Robust traffic anomaly detection with principal component pursuit

Principal component analysis (PCA) is a statistical technique that has been used for data analysis and dimensionality reduction. It was introduced as a network traffic anomaly detection technique firstly in [1]. Since then, a lot of research attention has been received, which results in an extensive analysis and several extensions. In [2], the sensitivity of PCA to its tuning parameters, such as the dimension of the low-rank subspace and the detection threshold, on traffic anomaly detection was indicated. However, no explanation on the underlying reasons of the problem was given in [2]. In [3], further investigation on the PCA sensitivity was conducted and it was found that the PCA sensitivity comes from the inability of PCA to detect temporal correlations.
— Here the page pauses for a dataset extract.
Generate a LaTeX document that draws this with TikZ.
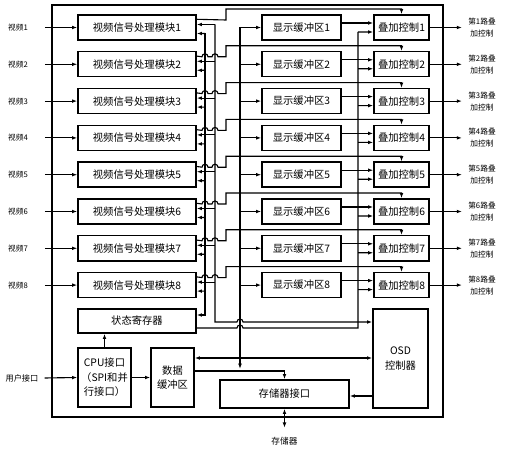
\documentclass[tikz,border=0pt]{standalone}
\usepackage{fontspec}
\setmainfont{Noto Sans CJK SC}
\usetikzlibrary{arrows.meta}

\begin{document}
\begin{tikzpicture}[x=0.3mm,y=-0.3mm,
    box/.style={draw,line width=1.2pt,inner sep=0pt,align=center,font=\fontsize{8.8}{12.3}\selectfont},
    lbl/.style={inner sep=0pt,align=center,font=\fontsize{6.6}{10.2}\selectfont},
    wire/.style={line width=0.95pt},
    arr/.style={wire,-{Latex[length=4.5pt,width=3.2pt]}},
    arrboth/.style={wire,{Latex[length=4.5pt,width=3.2pt]}-{Latex[length=4.5pt,width=3.2pt]}}]

    % Fix the size of the page
    \useasboundingbox (0,0) rectangle (509,450);

    % Define the row spacing
    \def\dy{36.8}

    % Draw the outer frame of the chip
    \draw[line width=1.2pt] (52,5) rectangle (443,417);

    % Draw the eight channels
    \foreach \i in {1,...,8}{
        \pgfmathsetmacro\yc{27.5+(\i-1)*\dy}
        \node[lbl] (in\i) at (18,\yc) {视频\i};
        \node[box,minimum width=35.4mm,minimum height=7.5mm] (vp\i) at (137,\yc) {视频信号处理模块\i};
        \node[box,minimum width=23.7mm,minimum height=7.5mm] (db\i) at (301.5,\yc) {显示缓冲区\i};
        \node[box,minimum width=16.5mm,minimum height=7.5mm] (ov\i) at (401.5,\yc) {叠加控制\i};
        \node[lbl] (out\i) at (482,\yc) {第{\i}路叠\\加控制};

        % Input and output arrows
        \draw[arr] ([xshift=5mm]in\i.east) -- (vp\i.west);
        \draw[arr] (ov\i.east) -- ([xshift=-1.8mm]out\i.west);

        % Display bus into the buffer, buffer into the overlay
        \draw[arr] (240,\yc) -- (db\i.west);
        \draw[arr] ([yshift=1.35mm]db\i.east) -- ([yshift=1.35mm]ov\i.west);
        \draw[arr] (358,{\yc+4.5}) -- ([yshift=-1.35mm]ov\i.west);

        % Control buses into the video module
        \draw[arr] (215,{\yc-3}) -- ([yshift=0.9mm]vp\i.east);
        \draw[arr] (205,{\yc+6}) -- ([yshift=-1.8mm]vp\i.east);

        % Video module to the top of the overlay
        \ifnum\i=1
            \draw[arr] ([yshift=-1.5mm]vp\i.north east) -- (226,{\yc-7.5})
                -- (226,{\yc-18.5}) -| (ov\i.north);
        \else
            \draw[arr] ([yshift=-1.5mm]vp\i.north east) -- (202,{\yc-7.5})
                arc (180:360:3) -- (212,{\yc-7.5}) arc (180:360:3)
                -- (226,{\yc-7.5}) -- (226,{\yc-18.5}) -| (ov\i.north);
        \fi
    }

    % Lower blocks
    \node[box,minimum width=35.4mm,minimum height=7.2mm] (sreg) at (137,321) {状态寄存器};
    \node[box,minimum width=15.9mm,minimum height=17.7mm] (cpu) at (104.5,377.5) {CPU接口\\（SPI和并\\行接口）};
    \node[box,minimum width=12.9mm,minimum height=17.7mm] (dbuf) at (172.5,377.5) {数据\\缓冲区};
    \node[box,minimum width=38.7mm,minimum height=8.4mm] (mem) at (284.5,394) {存储器接口};
    \node[box,minimum width=16.5mm,minimum height=29.7mm] (osd) at (400.5,358.5) {OSD\\控制器};

    % Outside labels
    \node[lbl,font=\fontsize{7}{9}\selectfont] (user) at (22,378) {用户接口};
    \node[lbl,font=\fontsize{7.4}{9}\selectfont] (store) at (284.5,441) {存储器};

    % Control bus A, down to the OSD controller
    \draw[arr] (215,24.5) -- (215,322) -- (237,322) arc (180:360:3) -- (osd.west |- 0,322);

    % Control bus B, down to the status register
    \draw[arr] (205,33.5) -- (205,315) -- (sreg.east |- 0,315);

    % Status register to the overlay bus
    \draw[wire] (sreg.east |- 0,328) -- (237,328) arc (180:360:3) -- (358,328) -- (358,32);

    % Display bus
    \draw[arr] (240,27.5) -- (240,369);

    % Data lines of the lower blocks
    \draw[arrboth] (dbuf.east |- 0,358) -- (osd.west |- 0,358);
    \draw[arr] (dbuf.east |- 0,371) -| (mem.north);
    \draw[arr] ([xshift=1.8mm]user.east) -- (cpu.west);
    \draw[arr] (cpu.north) -- (sreg.south -| cpu.north);
    \draw[arr] (cpu.east) -- (dbuf.west);
    \draw[arr] (osd.west |- 0,396) -- (mem.east |- 0,396);
    \draw[arrboth] (mem.south) -- ([yshift=2.7mm]store.north);

\end{tikzpicture}
\end{document}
Based on this finding, an extension of PCA to Kalman-Loeve expansion (KLE) was proposed in [3]. While KLE shows slight improvement, it still exhibits similar sensitivity issue since a new tuning parameter called temporal correlation range was introduced. Recently, in [4], additional effort was paid to illustrate the PCA-poisoning problem. To underline this problem, an evading strategy called Boiled-Frog was proposed which adds a high fraction of outliers to the traffic. To defend against this, the authors employed a more robust version of PCA called PCA-GRID. While PCA-GRID shows performance improvement regarding the robustness to the outliers, it experiences a high sensitivity to the threshold estimate and the k-dimensional subspace that maximizes the dispersion of the data. The purpose of this work is to consider another technique to address the PCA poisoning problems to provide robust traffic anomaly detection: The Principal Component Pursuit.